The “Gong Girl” is all grown up. Mark Gong’s fall 2025 collection got the first full day of Shanghai Fashion Week going today. We saw no would-be viral runway stunts, and the clothes were decidedly more mature—there were almost no cargo pants in sight, even if he couldn’t stay away from a party corset or two.
All that said, Gong’s turning a new leaf didn’t make his presentation less entertaining. He lined his set with mirrors to reflect his strobe lights and covered the floor with copies of “The Markgong News,” a satirical tabloid he created documenting the comings and goings of his “Gong Girls,” calling back to the celebrity rags of the 2000s. Backstage he name-checked aughts It-girls and paparazzi catnip Paris Hilton, Lindsay Lohan, and Kim Kardashian, as references. (Fashion’s current obsession with newspapers has made its way to Shanghai after showing up in London and Paris.)

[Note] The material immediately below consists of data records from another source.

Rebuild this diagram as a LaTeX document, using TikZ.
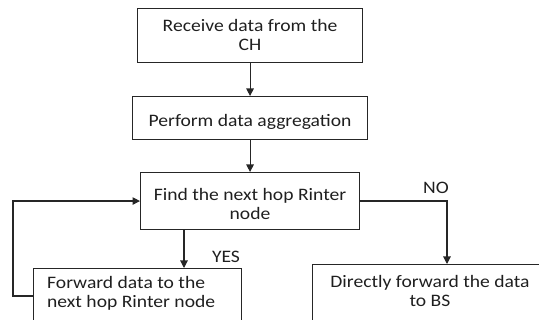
\documentclass[tikz,border=0pt]{standalone}
\usepackage{fontspec}
\setmainfont{Carlito}[FakeStretch=1.12]
\usetikzlibrary{arrows.meta}
\begin{document}
\begin{tikzpicture}[x=1pt,y=-1pt,
  box/.style={draw=black!85, line width=1.1pt, inner sep=0pt, anchor=north west},
  txt/.style={font=\fontsize{17.5}{19.5}\selectfont, text=black!88, align=center, inner sep=0pt},
  arr/.style={draw=black!85, line width=1.1pt, -{Triangle[length=7.5pt,width=7.5pt]}}]
\useasboundingbox (0,0) rectangle (539,320);
\clip (0,0) rectangle (539,320);
\node[box, minimum width=225pt, minimum height=54pt] (b1) at (137,8) {};
\node[txt] (t1) at ([yshift=0.5pt]b1.center) {Receive data from the\\CH};
\node[box, minimum width=235pt, minimum height=43pt] (b2) at (132,96) {};
\node[txt, anchor=center] (t2) at ([yshift=-4pt]b2.center) {Perform data aggregation};
\node[box, minimum width=219pt, minimum height=57pt] (b3) at (140,172) {};
\node[txt] (t3) at ([yshift=-3pt]b3.center) {Find the next hop Rinter\\node};
\node[box, minimum width=208pt, minimum height=70pt] (b4) at (33,268) {};
\node[txt, align=left, anchor=west] (t4) at (47,293.5) {Forward data to the\\next hop Rinter node};
\node[box, minimum width=240pt, minimum height=70pt] (b5) at (312,264) {};
\node[txt] (t5) at (430,291) {Directly forward the data\\to BS};
\coordinate (yx) at (184,0);
\coordinate (nx) at (447,0);
\draw[arr] (b1.south) -- (b2.north);
\draw[arr] (b2.south) -- (b3.north);
\draw[arr] (b3.south -| yx) -- (b4.north -| yx);
\draw[arr] (b3.east) -| (b5.north -| nx);
\draw[arr] (b4.west |- 0,296) -- (13,296) |- (b3.west);
\node[txt] (yes) at (226,257) {YES};
\node[txt] (no) at (436,188) {NO};
\end{tikzpicture}
\end{document}
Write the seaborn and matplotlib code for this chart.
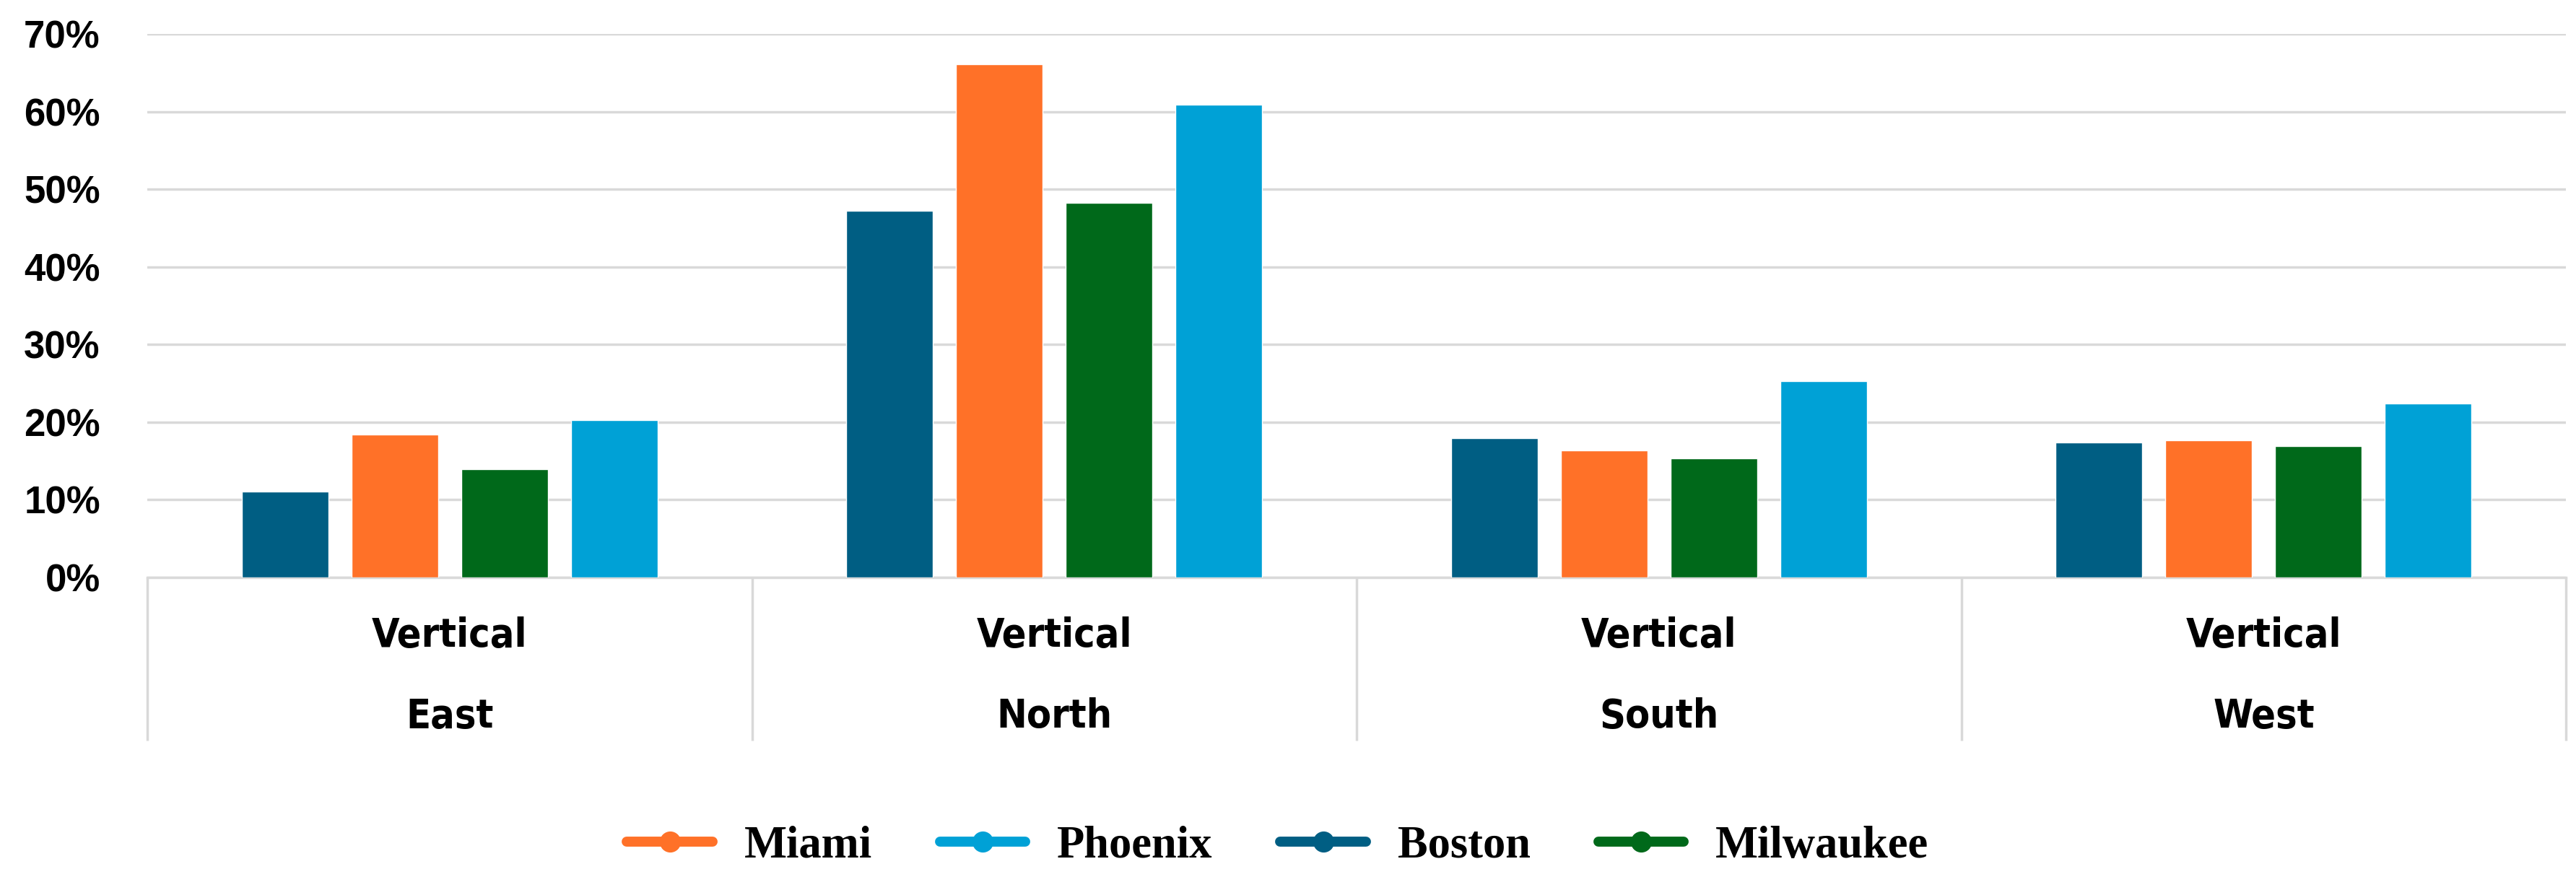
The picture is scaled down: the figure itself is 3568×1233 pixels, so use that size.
import pandas as pd
import matplotlib.pyplot as plt
import seaborn as sns
from matplotlib.lines import Line2D
from matplotlib.ticker import PercentFormatter

regions = ["East", "North", "South", "West"]
sub_label = "Vertical"
cities = ["Boston", "Miami", "Milwaukee", "Phoenix"]
boston = [0.111, 0.472, 0.179, 0.174]
miami = [0.184, 0.661, 0.164, 0.177]
milwaukee = [0.139, 0.482, 0.153, 0.169]
phoenix = [0.203, 0.609, 0.253, 0.224]
legend_order = ["Miami", "Phoenix", "Boston", "Milwaukee"]
colors = {"Boston": "#005E83", "Miami": "#FF7128", "Milwaukee": "#00691A", "Phoenix": "#00A1D6"}
yticks = [0, 0.1, 0.2, 0.3, 0.4, 0.5, 0.6, 0.7]

rows = []
for city, vals in zip(cities, [boston, miami, milwaukee, phoenix]):
    for reg, v in zip(regions, vals):
        rows.append({"region": reg, "city": city, "value": v})
df = pd.DataFrame(rows)

sns.set_style("white")
plt.rcParams["text.color"] = "black"
plt.rcParams["ytick.color"] = "black"
grid_col = "#D9D9D9"

fig = plt.figure(figsize=(35.68, 12.33), dpi=100)
ax = fig.add_axes([0.0572, 0.3512, 0.9389, 0.6107])

sns.barplot(data=df, x="region", y="value", hue="city", hue_order=cities,
            palette=colors, width=0.726, gap=0.21, legend=False, ax=ax,
            saturation=1, zorder=3)

ax.set_ylim(0, 0.7)
ax.set_xlim(-0.5, len(regions) - 0.5)
ax.set_yticks(yticks)
ax.yaxis.set_major_formatter(PercentFormatter(1.0, decimals=0))
ax.grid(axis="y", color=grid_col, linewidth=2.5, zorder=0)
ax.set_axisbelow(True)
for side in ["left", "right", "top"]:
    ax.spines[side].set_visible(False)
ax.spines["bottom"].set_color(grid_col)
ax.spines["bottom"].set_linewidth(2.5)
ax.set_xlabel("")
ax.set_ylabel("")

for lab in ax.get_yticklabels():
    lab.set_fontfamily(["Liberation Sans", "DejaVu Sans"])
    lab.set_fontweight("bold")
    lab.set_fontsize(38)
    lab.set_color("black")
ax.tick_params(axis="y", length=0, pad=47)

# category box: separators drawn as long minor ticks
ax.set_xticks([i + 0.5 for i in range(-1, len(regions))], minor=True)
ax.tick_params(axis="x", which="minor", bottom=True, length=163, width=2.5,
               color=grid_col, direction="out")
ax.tick_params(axis="x", which="major", length=0, labelbottom=False)

cat_font = dict(family=["Liberation Sans Narrow", "DejaVu Sans"], fontstretch="condensed",
                fontweight="bold", fontsize=40, color="black")
for i, reg in enumerate(regions):
    ax.text(i, -0.107, sub_label, transform=ax.get_xaxis_transform(), ha="center", va="center", **cat_font)
    ax.text(i, -0.257, reg, transform=ax.get_xaxis_transform(), ha="center", va="center", **cat_font)

handles = [Line2D([0], [0], color=colors[c], linewidth=10, marker="o", markersize=20,
                  solid_capstyle="round") for c in legend_order]
leg = fig.legend(handles, legend_order, loc="center", bbox_to_anchor=(0.496, 0.0487), ncol=4,
                 frameon=False, handlelength=1.9, handletextpad=0.7, columnspacing=1.5,
                 prop={"family": ["Liberation Serif", "DejaVu Serif"], "weight": "bold", "size": 45})
for t in leg.get_texts():
    t.set_color("black")

fig.savefig("out.png", dpi=100)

“We [dressed] good celebrities early on, so this season we thought of looking into the It-girls that really influenced many of us,” he explained. Gong has outfitted Rihanna, Sabrina Carpenter, Doja Cat, and Olivia Rodrigo, among others, the most recent being Lisa for the 2025 Oscars. Rather than remaking some of the Y2K staples that Hilton et al. wore back then (“I hate that term!” He quipped at the mere suggestion), Gong considered their wardrobes, and the women, more expansively. The only direct reference was a slogan tee that read “I love Mark Gong, money, and boys,” which his fans will appreciate.
“People called them bad girls because they partied or got drunk,” or because there was a sex tape or two involved, Gong reflected, “but look at them now, they’re flawless!” he continued, referring to Lohan’s comeback and Hilton’s successful lobbying in US congress. The culture now sees these women with more nuanced eyes, and Gong is part of the generation that owns this point of view: “We are not trying to tell ‘Gong Girls’ they have to be ‘good’ or that they can’t do this or that, they can just be themselves.”
The show started with a dressier-than-usual section by Gong’s standards: Black fringed coats and ponchos with trousers and skirts to match looked like runway versions of Lisa’s elongated jacket and shirt dress. From there, he loosened up, revealing a well-rounded wardrobe proposition that showcased a newfound maturity. The tailoring was a particular standout. To his credit, he balanced his vertiginously high stiletto boots and micro shorts with everyday cardigans and comfy, roomy slacks.
At times the show styling leaned on other brands’ vernaculars—a colleague drew comparisons to the work of a Milan-based, Canadian duo. Gong needs not to rely on such tropes, he’s doing fine building his own vision as the designer on the SHFW calendar making the most noise abroad. Following his Academy Awards hit with Lisa, Gong had some of his models carry Oscar statuettes. Be it a well-earned brag or some future manifestation, one thing is certain—Gong has his sights set on bigger things, and the ambition to get there.